PROBLEM TO SOLVE:
From the first line of the listing below, retype each line up to and including the one with "lw=1, zorder=5, clip_on=False)"; pictures stay out.

** START **

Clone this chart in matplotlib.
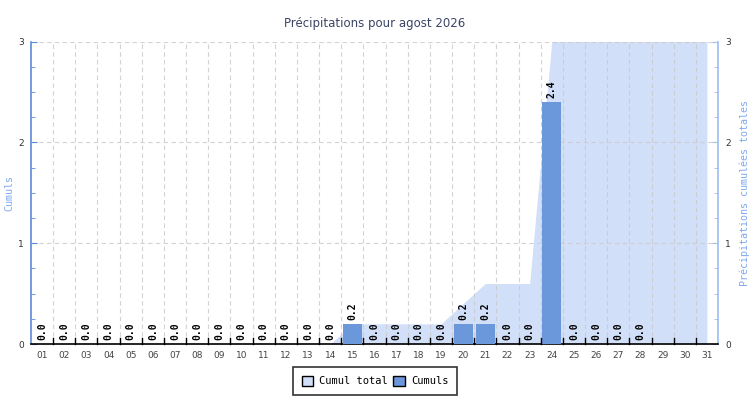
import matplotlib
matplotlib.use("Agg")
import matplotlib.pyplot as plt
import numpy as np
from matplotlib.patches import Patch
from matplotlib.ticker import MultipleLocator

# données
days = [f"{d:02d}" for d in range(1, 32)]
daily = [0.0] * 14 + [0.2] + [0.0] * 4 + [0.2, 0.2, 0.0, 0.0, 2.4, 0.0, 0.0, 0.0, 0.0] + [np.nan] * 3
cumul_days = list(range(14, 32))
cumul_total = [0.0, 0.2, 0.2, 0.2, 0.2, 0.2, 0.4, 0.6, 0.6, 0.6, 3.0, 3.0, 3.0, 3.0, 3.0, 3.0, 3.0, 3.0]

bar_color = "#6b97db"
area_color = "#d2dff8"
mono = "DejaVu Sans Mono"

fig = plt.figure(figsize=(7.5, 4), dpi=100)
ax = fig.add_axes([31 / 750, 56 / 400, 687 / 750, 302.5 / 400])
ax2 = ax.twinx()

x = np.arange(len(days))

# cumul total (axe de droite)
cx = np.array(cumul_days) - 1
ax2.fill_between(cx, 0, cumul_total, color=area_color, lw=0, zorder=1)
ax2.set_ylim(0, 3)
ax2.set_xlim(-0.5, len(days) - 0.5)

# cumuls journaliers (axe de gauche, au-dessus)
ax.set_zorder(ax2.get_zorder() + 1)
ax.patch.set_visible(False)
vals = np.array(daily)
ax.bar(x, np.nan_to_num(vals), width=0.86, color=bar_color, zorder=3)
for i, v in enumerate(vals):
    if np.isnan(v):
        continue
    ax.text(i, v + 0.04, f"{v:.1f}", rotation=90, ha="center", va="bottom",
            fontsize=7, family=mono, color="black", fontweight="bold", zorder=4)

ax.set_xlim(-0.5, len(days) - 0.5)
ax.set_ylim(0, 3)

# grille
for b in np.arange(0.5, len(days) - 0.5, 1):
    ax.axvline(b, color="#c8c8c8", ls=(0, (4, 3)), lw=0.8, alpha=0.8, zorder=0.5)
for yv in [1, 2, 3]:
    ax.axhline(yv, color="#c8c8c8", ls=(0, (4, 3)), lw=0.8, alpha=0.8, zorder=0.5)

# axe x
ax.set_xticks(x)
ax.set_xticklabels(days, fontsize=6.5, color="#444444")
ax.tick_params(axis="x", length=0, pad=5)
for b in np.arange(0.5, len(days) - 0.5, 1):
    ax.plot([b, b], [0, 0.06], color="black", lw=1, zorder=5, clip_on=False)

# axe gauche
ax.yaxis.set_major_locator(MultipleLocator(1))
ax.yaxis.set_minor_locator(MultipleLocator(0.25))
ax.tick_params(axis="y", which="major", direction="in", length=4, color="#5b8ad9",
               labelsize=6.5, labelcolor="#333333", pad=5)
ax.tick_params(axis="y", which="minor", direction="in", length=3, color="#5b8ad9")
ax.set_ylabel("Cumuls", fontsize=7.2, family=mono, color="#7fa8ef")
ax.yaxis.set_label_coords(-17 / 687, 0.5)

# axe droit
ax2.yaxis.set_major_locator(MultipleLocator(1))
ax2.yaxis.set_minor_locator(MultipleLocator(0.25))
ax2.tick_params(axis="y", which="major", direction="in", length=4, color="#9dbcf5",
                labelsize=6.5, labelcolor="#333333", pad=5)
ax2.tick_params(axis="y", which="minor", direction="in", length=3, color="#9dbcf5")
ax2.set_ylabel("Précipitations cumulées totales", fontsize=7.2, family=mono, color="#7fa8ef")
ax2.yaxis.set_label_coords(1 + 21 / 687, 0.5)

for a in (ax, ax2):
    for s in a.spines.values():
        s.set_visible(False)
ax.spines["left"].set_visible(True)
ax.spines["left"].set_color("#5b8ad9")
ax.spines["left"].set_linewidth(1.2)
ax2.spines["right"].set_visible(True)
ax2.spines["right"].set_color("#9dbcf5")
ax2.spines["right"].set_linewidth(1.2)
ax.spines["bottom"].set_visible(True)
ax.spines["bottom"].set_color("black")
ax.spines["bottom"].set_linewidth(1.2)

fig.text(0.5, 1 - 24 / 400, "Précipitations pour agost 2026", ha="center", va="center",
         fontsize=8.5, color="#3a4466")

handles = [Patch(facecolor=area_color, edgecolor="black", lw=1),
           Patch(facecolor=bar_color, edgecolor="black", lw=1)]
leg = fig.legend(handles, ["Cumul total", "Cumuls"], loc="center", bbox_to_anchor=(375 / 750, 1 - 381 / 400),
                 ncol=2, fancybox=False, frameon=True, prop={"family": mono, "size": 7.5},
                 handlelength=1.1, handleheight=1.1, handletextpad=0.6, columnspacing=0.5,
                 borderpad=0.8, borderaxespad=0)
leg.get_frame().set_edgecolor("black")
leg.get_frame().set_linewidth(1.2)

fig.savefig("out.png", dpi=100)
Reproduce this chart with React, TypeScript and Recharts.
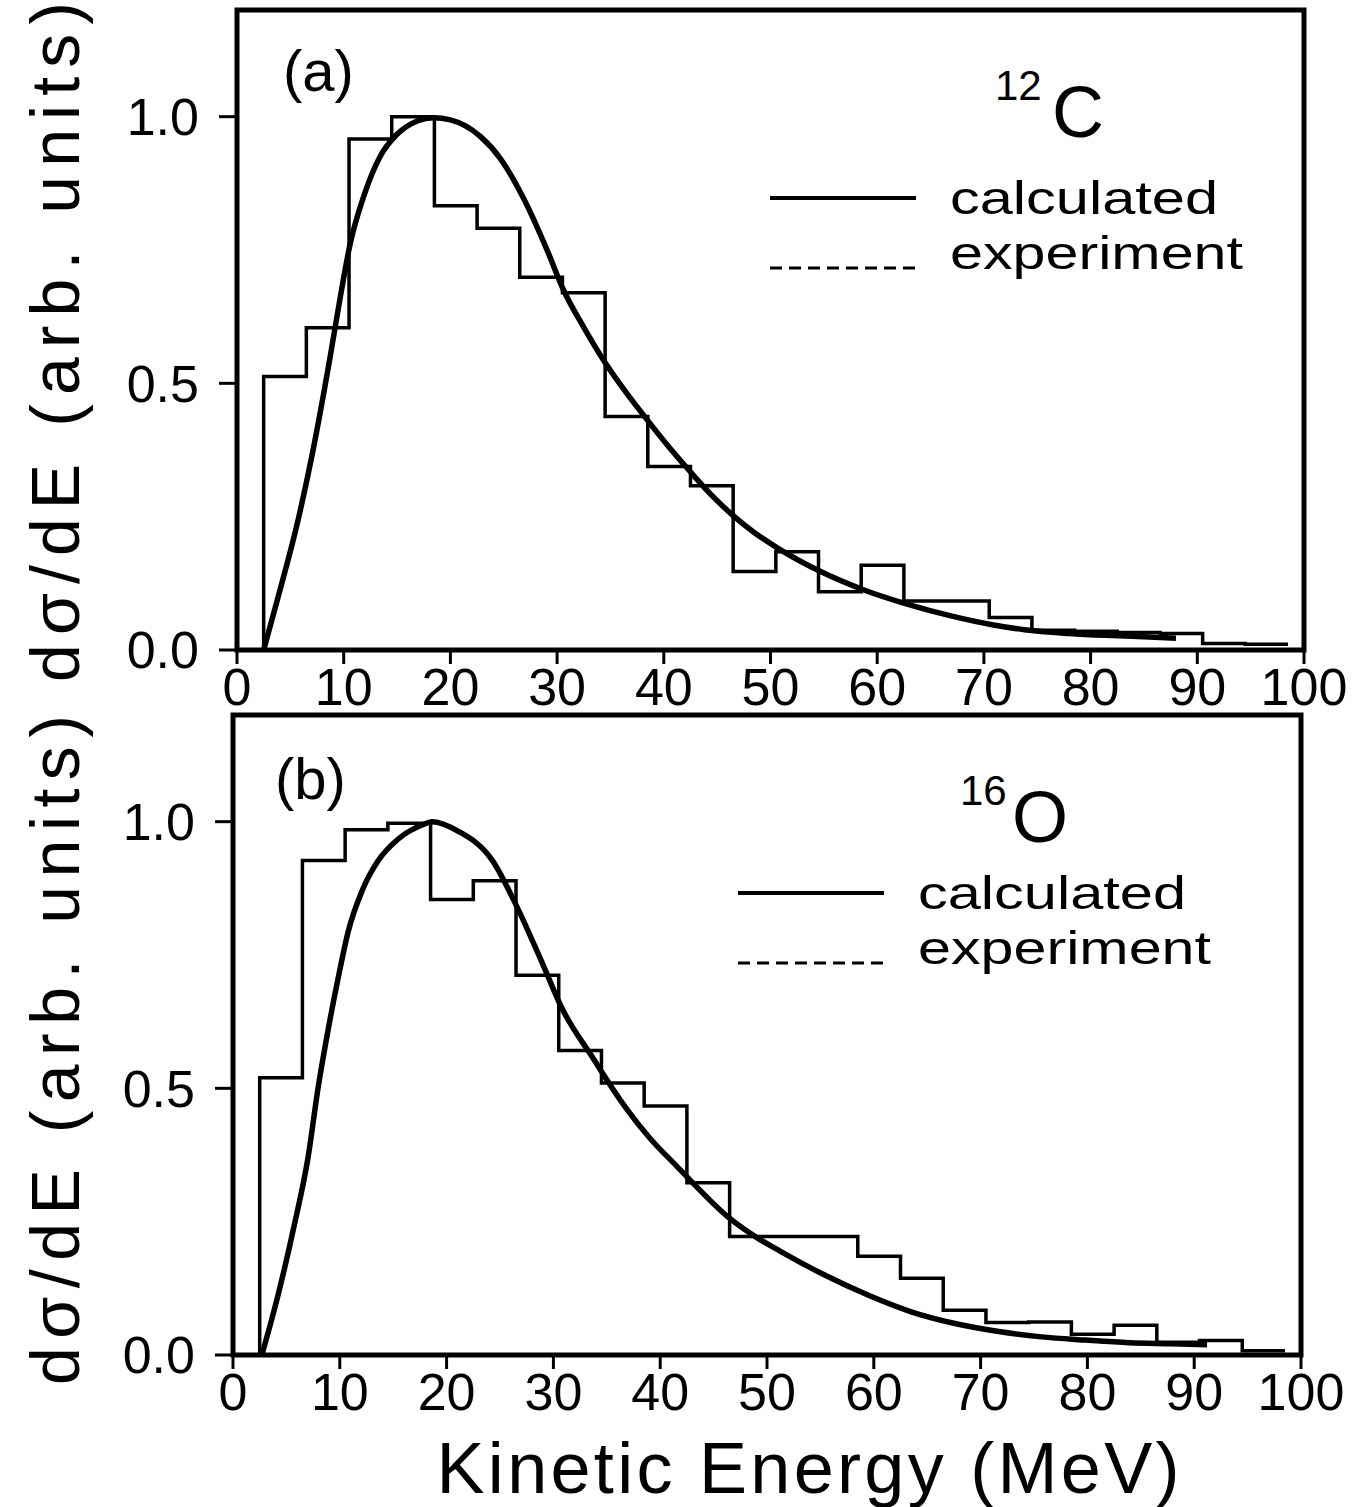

** END **

RESULT BELOW:
Clone this chart in matplotlib.
import matplotlib
matplotlib.use("Agg")
import matplotlib.pyplot as plt
import numpy as np
from matplotlib.patches import Patch
from matplotlib.ticker import MultipleLocator

# données
days = [f"{d:02d}" for d in range(1, 32)]
daily = [0.0] * 14 + [0.2] + [0.0] * 4 + [0.2, 0.2, 0.0, 0.0, 2.4, 0.0, 0.0, 0.0, 0.0] + [np.nan] * 3
cumul_days = list(range(14, 32))
cumul_total = [0.0, 0.2, 0.2, 0.2, 0.2, 0.2, 0.4, 0.6, 0.6, 0.6, 3.0, 3.0, 3.0, 3.0, 3.0, 3.0, 3.0, 3.0]

bar_color = "#6b97db"
area_color = "#d2dff8"
mono = "DejaVu Sans Mono"

fig = plt.figure(figsize=(7.5, 4), dpi=100)
ax = fig.add_axes([31 / 750, 56 / 400, 687 / 750, 302.5 / 400])
ax2 = ax.twinx()

x = np.arange(len(days))

# cumul total (axe de droite)
cx = np.array(cumul_days) - 1
ax2.fill_between(cx, 0, cumul_total, color=area_color, lw=0, zorder=1)
ax2.set_ylim(0, 3)
ax2.set_xlim(-0.5, len(days) - 0.5)

# cumuls journaliers (axe de gauche, au-dessus)
ax.set_zorder(ax2.get_zorder() + 1)
ax.patch.set_visible(False)
vals = np.array(daily)
ax.bar(x, np.nan_to_num(vals), width=0.86, color=bar_color, zorder=3)
for i, v in enumerate(vals):
    if np.isnan(v):
        continue
    ax.text(i, v + 0.04, f"{v:.1f}", rotation=90, ha="center", va="bottom",
            fontsize=7, family=mono, color="black", fontweight="bold", zorder=4)

ax.set_xlim(-0.5, len(days) - 0.5)
ax.set_ylim(0, 3)

# grille
for b in np.arange(0.5, len(days) - 0.5, 1):
    ax.axvline(b, color="#c8c8c8", ls=(0, (4, 3)), lw=0.8, alpha=0.8, zorder=0.5)
for yv in [1, 2, 3]:
    ax.axhline(yv, color="#c8c8c8", ls=(0, (4, 3)), lw=0.8, alpha=0.8, zorder=0.5)

# axe x
ax.set_xticks(x)
ax.set_xticklabels(days, fontsize=6.5, color="#444444")
ax.tick_params(axis="x", length=0, pad=5)
for b in np.arange(0.5, len(days) - 0.5, 1):
    ax.plot([b, b], [0, 0.06], color="black", lw=1, zorder=5, clip_on=False)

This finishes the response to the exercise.